As a Member of the European Parliament he joined the Alliance of Liberals and Democrats for Europe (ALDE), and he assumed different activities and responsibilities in particular in the areas of Culture and Media (CULT), Justice & Home Affairs (LIBE), and International Trade (INTA), where he was the Committee's Vice Chair. He was an active member of the Transatlantic Legislators Dialogue as well of the Delegation for the South Eastern Balkans. He took part as Observer in several international Elections’ Observation missions, including Russia, Palestine, Serbia & Montenegro, and East Timor. Anecdotically, Ignasi Guardans was in Mumbai during the 26 November 2008 Mumbai terror attacks, as the head of a 36-strong European Parliament Delegation. He was not injured.

In 2009, following a strong disagreement with the leadership of his party on the status of Catalonia within Spain, and rejecting to assume Catalonia's full independence as a political goal, he lost the confidence of his party to be promoted again as candidate to the EP. In a surprising decision, a few weeks before the end of the Parliament's Term, he was designated by the Spanish Government as Director General of Spain’s Instituto de la Cinematografía y de las Artes Audiovisuales (ICAA), the Spanish Film Agency. This indirectly included other national and international responsibilities, such as the Presidency of the finance company Audiovisual SGR (today CREA SGR); or the active Membership of the EFADs in Europe, or the Conference of Latin American Film Authorities or CAACI in Latin America. Following discrepancies with the then Minister of Culture, Ángeles González-Sinde his mandate was called to an end in early December 2010.
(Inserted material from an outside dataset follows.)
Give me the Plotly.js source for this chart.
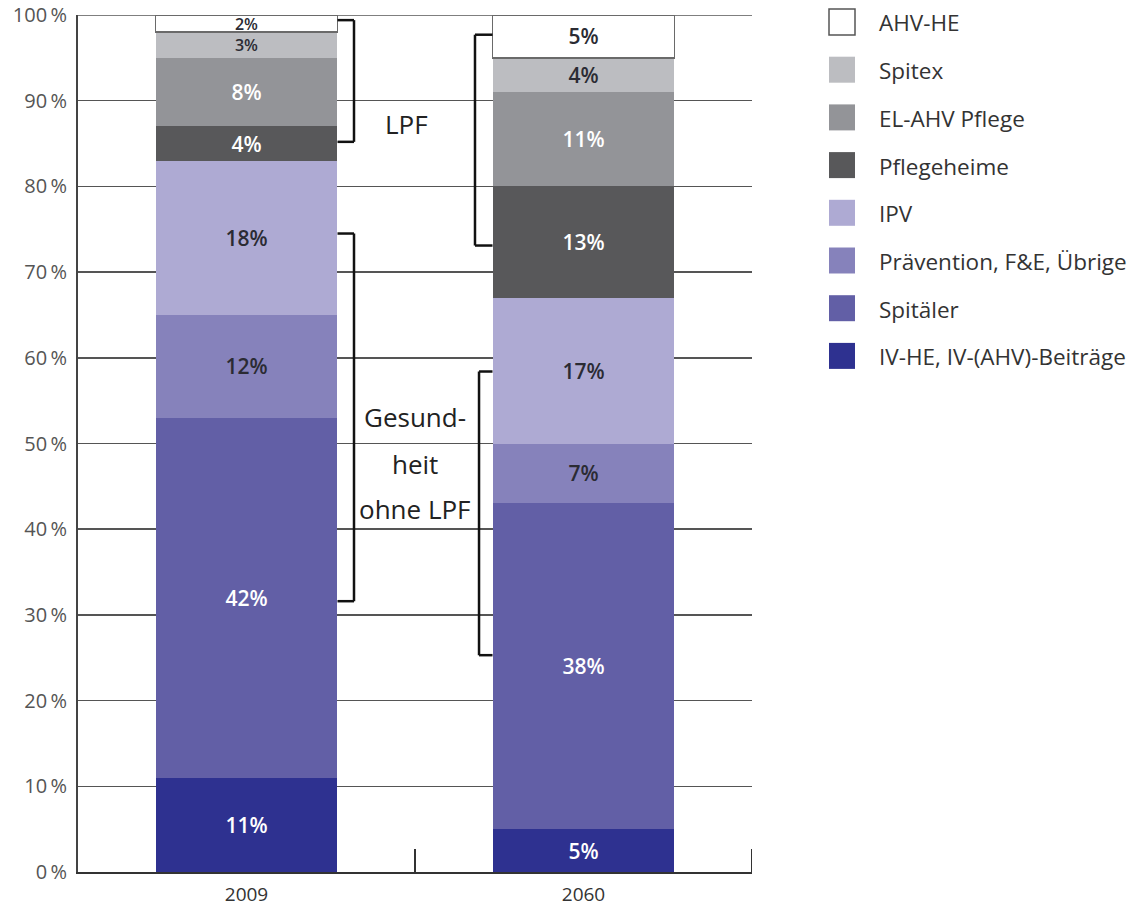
<!DOCTYPE html>
<html>
<head>
<meta charset="utf-8">
<script src="https://cdn.plot.ly/plotly-3.0.1.min.js"></script>
<style>
  html, body { margin: 0; padding: 0; background: #fff; }
  #chart { width: 1142px; height: 910px; }
</style>
</head>
<body>
<div id="chart"></div>
<script>
// Health and long-term care spending shares, 2009 vs 2060
const years = ['2009', '2060'];

const ivHe        = [11, 5];   // IV-HE, IV-(AHV)-Beiträge
const spitaeler   = [42, 38];  // Spitäler
const praevention = [12, 7];   // Prävention, F&E, Übrige
const ipv         = [18, 17];  // IPV
const pflegeheime = [4, 13];   // Pflegeheime
const elAhvPflege = [8, 11];   // EL-AHV Pflege
const spitex      = [3, 4];    // Spitex
const ahvHe       = [2, 5];    // AHV-HE

const seriesNames = [
  'IV-HE, IV-(AHV)-Beiträge', 'Spitäler', 'Prävention, F&E, Übrige', 'IPV',
  'Pflegeheime', 'EL-AHV Pflege', 'Spitex', 'AHV-HE'
];
const seriesValues = [ivHe, spitaeler, praevention, ipv, pflegeheime, elAhvPflege, spitex, ahvHe];

const yTickValues = [0, 10, 20, 30, 40, 50, 60, 70, 80, 90, 100];
const yTickLabels = ['0\u2009%', '10\u2009%', '20\u2009%', '30\u2009%', '40\u2009%', '50\u2009%',
                     '60\u2009%', '70\u2009%', '80\u2009%', '90\u2009%', '100\u2009%'];

// styling per series (bottom to top)
const fills     = ['#2e3190', '#625fa6', '#8682bb', '#aeaad3', '#58585a', '#939498', '#bcbdc1', '#ffffff'];
const textCols  = ['#ffffff', '#ffffff', '#2b2b33', '#2b2b33', '#ffffff', '#ffffff', '#2b2b33', '#2b2b33'];
const FONT = '"Open Sans", "Noto Sans", "DejaVu Sans", sans-serif';

// thin segments get a smaller label so neighbours don't collide
const labelSize = v => (v <= 3 ? 16 : 21);

const traces = seriesNames.map((name, i) => ({
  type: 'bar',
  name: name,
  x: years,
  y: seriesValues[i],
  width: 0.54,
  text: seriesValues[i].map(v => v + '%'),
  textposition: 'inside',
  insidetextanchor: 'middle',
  constraintext: 'none',
  textangle: 0,
  textfont: { family: FONT, size: seriesValues[i].map(labelSize), color: textCols[i], weight: 600 },
  marker: {
    color: fills[i],
    line: { color: i === 7 ? '#6a6a6a' : fills[i], width: i === 7 ? 1.5 : 0 }
  },
  showlegend: false,
  hoverinfo: 'skip'
}));

// plot area geometry in pixels (for paper-referenced legend items)
const M = { l: 78, r: 390, t: 15, b: 38 };
const W = 1142, H = 910;
const PW = W - M.l - M.r, PH = H - M.t - M.b;
const px2paperX = px => (px - M.l) / PW;
const px2paperY = py => (H - M.b - py) / PH;

const shapes = [];
const annotations = [];

// top (100 %) grid line, kept beneath the bars
shapes.push({
  type: 'line', xref: 'paper', yref: 'y', layer: 'below',
  x0: 0, x1: 1, y0: 100, y1: 100,
  line: { color: '#555555', width: 1.5 }
});

// closing tick at the right end of the category axis
shapes.push({
  type: 'line', xref: 'x', yref: 'paper',
  x0: 1.5, x1: 1.5, y0: 0, y1: 23 / PH,
  line: { color: '#333333', width: 2 }
});

// custom legend: top to bottom, reverse stacking order
const legendOrder = [7, 6, 5, 4, 3, 2, 1, 0];
legendOrder.forEach((si, row) => {
  const cy = 22 + row * 47.7;
  shapes.push({
    type: 'rect', xref: 'paper', yref: 'paper',
    x0: px2paperX(829), x1: px2paperX(855),
    y0: px2paperY(cy - 13), y1: px2paperY(cy + 13),
    fillcolor: fills[si],
    line: { color: si === 7 ? '#555555' : fills[si], width: si === 7 ? 1.5 : 0 }
  });
  annotations.push({
    xref: 'paper', yref: 'paper',
    x: px2paperX(877), y: px2paperY(cy + 1),
    xanchor: 'left', yanchor: 'middle',
    text: seriesNames[si], showarrow: false,
    font: { family: FONT, size: 22.5, color: '#333333' }
  });
});

// group brackets: [x of spine, x of bar edge, y top, y bottom]
const brackets = [
  [0.319, 0.27, 99.4, 85.2],
  [0.319, 0.27, 74.5, 31.6],
  [0.678, 0.73, 97.7, 73.1],
  [0.690, 0.73, 58.4, 25.3]
];
const bLine = { color: '#111111', width: 2.5 };
brackets.forEach(([xs, xe, yt, yb]) => {
  shapes.push({ type: 'line', xref: 'x', yref: 'y', x0: xe, x1: xs, y0: yt, y1: yt, line: bLine });
  shapes.push({ type: 'line', xref: 'x', yref: 'y', x0: xs, x1: xs, y0: yt, y1: yb, line: bLine });
  shapes.push({ type: 'line', xref: 'x', yref: 'y', x0: xs, x1: xe, y0: yb, y1: yb, line: bLine });
});

// group labels
const groupFont = { family: FONT, size: 26, color: '#222222', weight: 500 };
annotations.push({ xref: 'x', yref: 'y', x: 0.476, y: 87.3, text: 'LPF', showarrow: false, font: groupFont });
[['Gesund-', 53.1], ['heit', 47.6], ['ohne LPF', 42.3]].forEach(([t, yv]) => {
  annotations.push({ xref: 'x', yref: 'y', x: 0.5, y: yv, text: t, showarrow: false, font: groupFont });
});

const layout = {
  width: W, height: H, autosize: false,
  margin: M,
  paper_bgcolor: '#ffffff', plot_bgcolor: '#ffffff',
  barmode: 'stack',
  bargap: 0,
  showlegend: false,
  font: { family: FONT, color: '#333333' },
  xaxis: {
    type: 'category',
    range: [-0.5, 1.5],
    showgrid: false,
    showline: true, linecolor: '#333333', linewidth: 2,
    ticks: 'inside', tickson: 'boundaries', ticklen: 23, tickwidth: 2, tickcolor: '#333333',
    tickfont: { family: FONT, size: 19, color: '#333333' },
    ticklabelstandoff: 4,
    fixedrange: true
  },
  yaxis: {
    range: [0, 100],
    tickvals: yTickValues, ticktext: yTickLabels,
    showgrid: true, gridcolor: '#555555', gridwidth: 1.5,
    zeroline: false,
    showline: true, linecolor: '#444444', linewidth: 2,
    ticks: '',
    tickfont: { family: FONT, size: 20, color: '#555555' },
    ticklabelstandoff: 5,
    ticklabeloverflow: 'allow',
    fixedrange: true
  },
  shapes: shapes,
  annotations: annotations
};

Plotly.newPlot('chart', traces, layout, { staticPlot: true, displayModeBar: false });
</script>
</body>
</html>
In 2011 he was appointed the first Director for Public Affairs & Member Relations at the European Broadcasting Union (EBU-UER). Among his tasks he was charged with the management of a Solidarity Program in support of Mediterranean Broadcasters during the Arab Spring. Guardans later moved to Brussels as an independent consultant. Between 2014 and 2014 he channeled his consulting activities in European Public Affairs (mostly in the areas of trade and digital regulation and policy) as a Partner of a global law firm, K&L Gates LLP in its Brussels Office. Among other tasks, he acted as Director in Europe for the TransAtlantic Business Council (TABC), as the European counterpart to his then colleague former Congressman Bart Gordon. In parallel, through CUMEDIAE, a non-profit organization specialized in advice and project management in the field of media and the creative sector he co-founded, he has been involved in a number of projects and consulting activities for the arts and for culture and development in different areas such as Film Literacy, gender equality in the media in the South Mediterranean or the best identification of cultural indicators.
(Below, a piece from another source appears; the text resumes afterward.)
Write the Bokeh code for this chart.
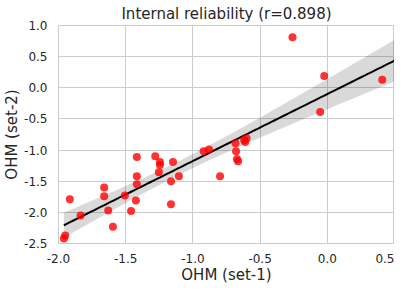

Politically, Guardans terminated any party membership in 2010 when he left Convergència Democràtica de Catalunya (CDC), a party he had joined in 1992. Ignasi Guardans has remained a politically independent figure afterwards, but has attracted some controversy among part of his former political constituency as he opposes the claim for Catalan independence and many of his former political colleagues have moved towards direct opposition to the current status.

In the media, Guardans has had a regular presence for many years: for 12 years he was a weekly analyst at the radio talkshow La Ventana; for several years he contributed to the public broadcaster morning show Los desayunos de TVE; and since 2017 he comments live on a weekly basis at El Gabinete (Onda Cero) and at Hora 25 (Cadena Ser). He has been a regular Op-Ed contributor to newspapers such as La Vanguardia, El País and El Periódico de Catalunya.

== Education ==
- Degree in law (University of Navarre)
- Doctorate in law. His PhD research ("tesis doctoral") was a comparative case law study in the impact of so-called third countries mandatory laws, such as embargoes or other compulsory laws on the validity and enforceability of international trade contracts. It was subsequently published in 1992 under the title "Contrato internacional y derecho imperativo extranjero" (Pamplona, Editorial Aranzadi, ISBN 9788470167713)

== Career ==

- 1987-1992: Deputy Director of the European Documentation Centre (Pamplona)
- 1988-1992: Lecturer in private international law, University of Navarre
- 1992-1996: Professor at the University of Barcelona and Abat Oliba Study Centre)
- 1993-2004: Practising Lawyer (Barcelona)
- 1995: Elected Member of the Catalan Regional Parliament Parliament's Official Journal
- 1996-2004: Elected Member of the Spanish Parliament or Congreso delos Diputados for Barcelona. Spokesman on various committees, including the Joint Committee on the European Union (1996–2004), the Committee on Foreign Affairs (1996–2004) and the Committee on Education and Culture (200-2004)
- 1996-2004: Member of COSAC
- 1997-2004: Member of the Parliamentary Assembly of the Council of Europe
- 1998-2004: Member of the Assembly of the Western European Union
- 2004-2009: Member of the European Parliament
- 2009-2010: Director general Instituto de la Cinematografía y de las Artes Audiovisuales, ICAA, Ministerio de Cultura
- 2011: Director for public affairs and member relations, EBU/UER
- 2012 - ... Independent consultant
- 2017-2019: co-director, Trans Atlantic Business Council

== Decorations ==
- Orden del Mérito Civil, or Order of the Civil Merit, Ministry of Foreign Affairs, Spain
- Chevalier de l'Ordre des Ordre des Arts et des Lettres, Ministry of Culture, France.